Why Do We Fix Popular Trails?
Popular trails can need as much — or more — maintenance than less-well-known routes. Find out why.
With the Snow and Annette Lake trails closed for maintenance this year, you may be wondering: what’s the point of fixing popular trails that you (and other hikers) have hiked countless times? It's not uncommon to see a trail that needs a lot of repair and wonder why that one isn't getting attention instead of a more popular one.
Washington has thousands of miles of trails and they all need annual maintenance. But how that maintenance gets implemented depends on dozens of factors, including how difficult the work will be, how unsafe the trail is in the meantime, who is available to do the work, and the number of people visiting those trails.
Weighing those factors is key to the decision about what project get addressed. For example, in a ranger district dealing with decreased funding (and therefore less capacity to deal with the required maintenance in a given year), a trail with erosion concerns could be put on the back burner if it doesn't get much foot traffic.
But if it's a popular trail, the number of hikers passing through will quickly exacerbate the erosion and damage the surrounding greenery, so it's important to fix that trail quickly.
WTA adds capacity, of course. Each year, we work with land managers to determine where we'll send our work crews. This includes popular trails as well as those way in the backcountry.
We try to ensure our trail crews have the most impact wherever they work. In some cases, volunteer crews like WTA are the only trail maintenance staff a district has. Whether that is the case or not, we comple maintenance to the land managers' specifications while supporting our own campaign work.
In 2021, 76% of our trail work fell under our Trails Rebooted campaign, which focuses on keeping popular trails well-maintained as well as making hikers aware of other trails they might like beyond the best-known ones.
An ounce of prevention is worth a pound of cure
Keeping trails in good shape is an ongoing process. Trails can fall apart pretty quickly if you don’t keep up with their annual maintenance needs. Projects like bridge building or new trail construction may be perceived as more impactful — but they're expensive. It's much more cost-effective to keep up with annual maintenance like brushing and drainage clearing whenever possible.
Of course, since each trail requires a healthy dose of annual maintenance and land managers (especially federal agencies like the Forest Service) are strapped for funding, not every trail gets that ounce of prevention every year. That's when you end up with a deferred maintenance backlog. Currently, there is about $6 billion of backlogged maintenance on trails across America. That's billion with a B.
WTA volunteer trail crews help address some of that deferred maintenance. But there are some projects that volunteers can't do, like using dynamite to blast away rocks or heavy machinery to widen the trail tread.
Thanks to the passage of the Great American Outdoors Act, new funding has been unlocked to address some of those larger deferred projects, which is what's going on at Snow and Annette Lake this summer.
Projects like this may seem like they make a trail less rugged, but what they're really doing is reducing the impact of the thousands of people who hike these trails each year.

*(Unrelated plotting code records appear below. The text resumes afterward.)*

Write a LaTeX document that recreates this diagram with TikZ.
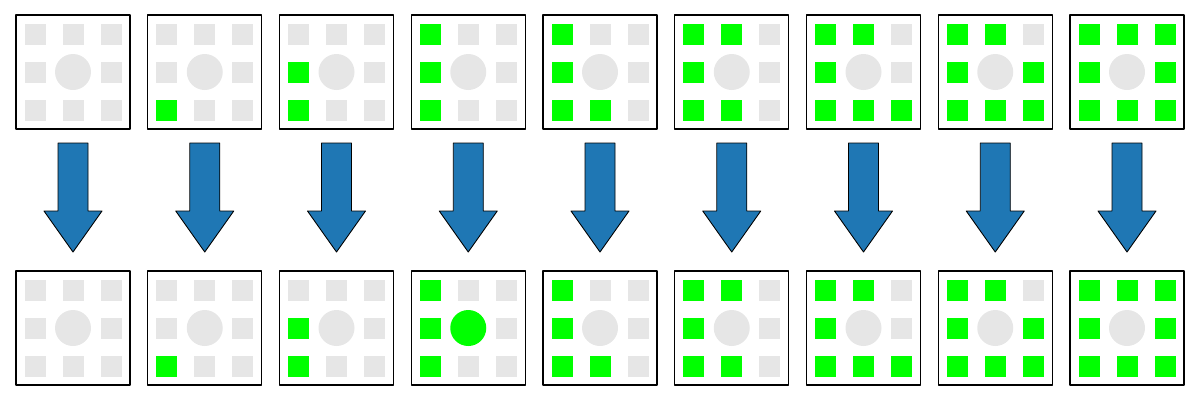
\documentclass[tikz,border=0pt]{standalone}
\definecolor{cellgrey}{HTML}{E6E6E6}
\definecolor{cellgreen}{HTML}{00FF00}
\definecolor{arrowblue}{HTML}{1F77B4}
\begin{document}
\begin{tikzpicture}[x=0.02cm,y=-0.02cm,line join=round]
		%==Phần thông số
		\def\d{131.75}% khoảng cách giữa các cột
		\def\s{21}% cạnh ô vuông
		\def\r{18}% bán kính hình tròn
		%==============
		\useasboundingbox (0,0) rectangle (1200,400);
		\foreach \i in {0,...,8}{
		\path
		(73+\i*\d,72)coordinate(T\i)
		(73+\i*\d,328)coordinate(B\i)
		(73+\i*\d,143)coordinate(A\i)
		(73+\i*\d,252)coordinate(P\i);
		% hai khung
		\draw[line width=0.6pt] (T\i)++(-57,-57) rectangle ++(114,114);
		\draw[line width=0.6pt] (B\i)++(-57,-57) rectangle ++(114,114);
		% các ô vuông
		\foreach \dx/\dy [count=\k] in {-38/38,-38/0,-38/-38,0/38,0/-38,38/38,38/0,38/-38}{
			\ifnum\k>\i \def\c{cellgrey}\else\def\c{cellgreen}\fi
			\fill[\c,shift={(T\i)}] (\dx-\s/2,\dy-\s/2) rectangle ++(\s,\s);
			\fill[\c,shift={(B\i)}] (\dx-\s/2,\dy-\s/2) rectangle ++(\s,\s);
		}
		% hình tròn
		\fill[cellgrey] (T\i) circle[radius=\r];
		\ifnum\i=3 \def\cc{cellgreen}\else\def\cc{cellgrey}\fi
		\fill[\cc] (B\i) circle[radius=\r];
		% mũi tên
		\filldraw[fill=arrowblue,draw=black,line width=0.5pt]
		(A\i)++(-15,0)--++(30,0)--++(0,68)--++(14,0)--(P\i)--++(-29,-41)--++(14,0)--cycle;
		}
		\end{tikzpicture}
\end{document}
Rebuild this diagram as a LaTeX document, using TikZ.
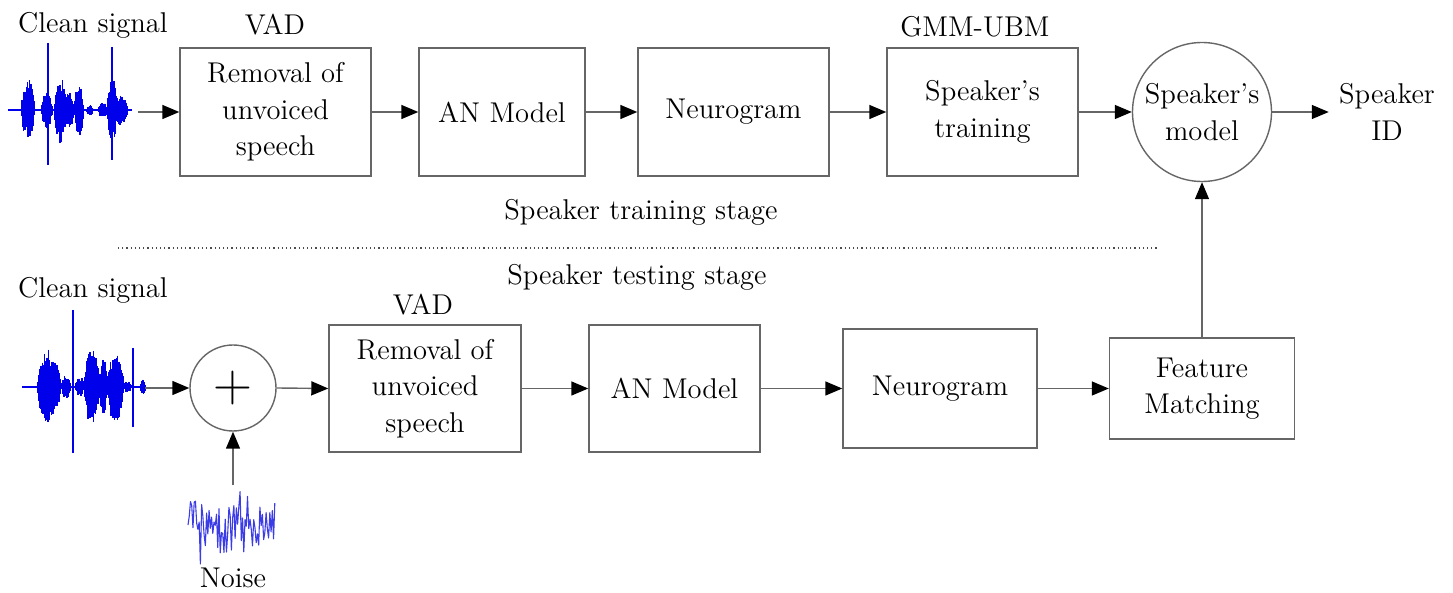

This specialized work requires certified workers, and for safety reasons, requires trail closures to complete. The end result of this work won't necessarily make the trail easier — but it will make the surface you walk on more sustainable and less prone to erosion.
If a trail is fixed in the forest, does anyone notice?
The thing about good, long-lasting trail work is it's invisible. Once the work is done, you may not even notice it. Hikers often walk right over major trail projects without noticing what's been done. It's like fixing the foundation of your house. It's an expensive project that requires outside experts and more time than you might want to dedicate to it, but if you do it right, your house won't fall down.
Similarly with trails; you notice trail work only when a bridge is broken or a trail is flooded, and it's clear that these trails do need some help. One trip reporter said this of the Lake Annette trail this year:
There is a log bridge about a mile in that has some of the railing falling off, and there are quite a few loose stones around. One spot about half a mile from the lake has a blowdown that landed exactly on the trail, not across it. A makeshift path has been made around to the left of it to make it passable, but it is definitely an obstacle.
Of course, when a trail is clear and in good shape, most people don't give a second thought to the work that went into making it that way. One WTA crew spent five days building a 12-foot rock wall to support a failing section of trail, and on the last day of our work watched hikers walk right over it, oblivious to the structure keeping the dirt under their feet. And that's okay! The point of good trail work is to facilitate a safe and fun walk through the woods. Being in nature is good for you, and WTA and land managers want hikers to have a great day when they step on trail.
A gateway to adventure
Popular trails like Snow and Annette Lake are gateway trails — routes where people learn to love hiking and begin their journey of becoming champions for trails. They're popular because they lead to gorgeous places. It's important to ensure that these trails can support the number of people who are hiking them each year. Trails create a path of concentrated impact in a wilderness. A few months of work to improve a trail can result in reduced overall environmental impact to the area at large.
There's no denying that a trail closure can be disappointing, especially when it's a trail you were excited to hike. But luckily, there are plenty of alternate locations to be found. We offer nearby hiking suggestions, or you can browse our Hiking Guide, and when it reopens the trail will be better than ever.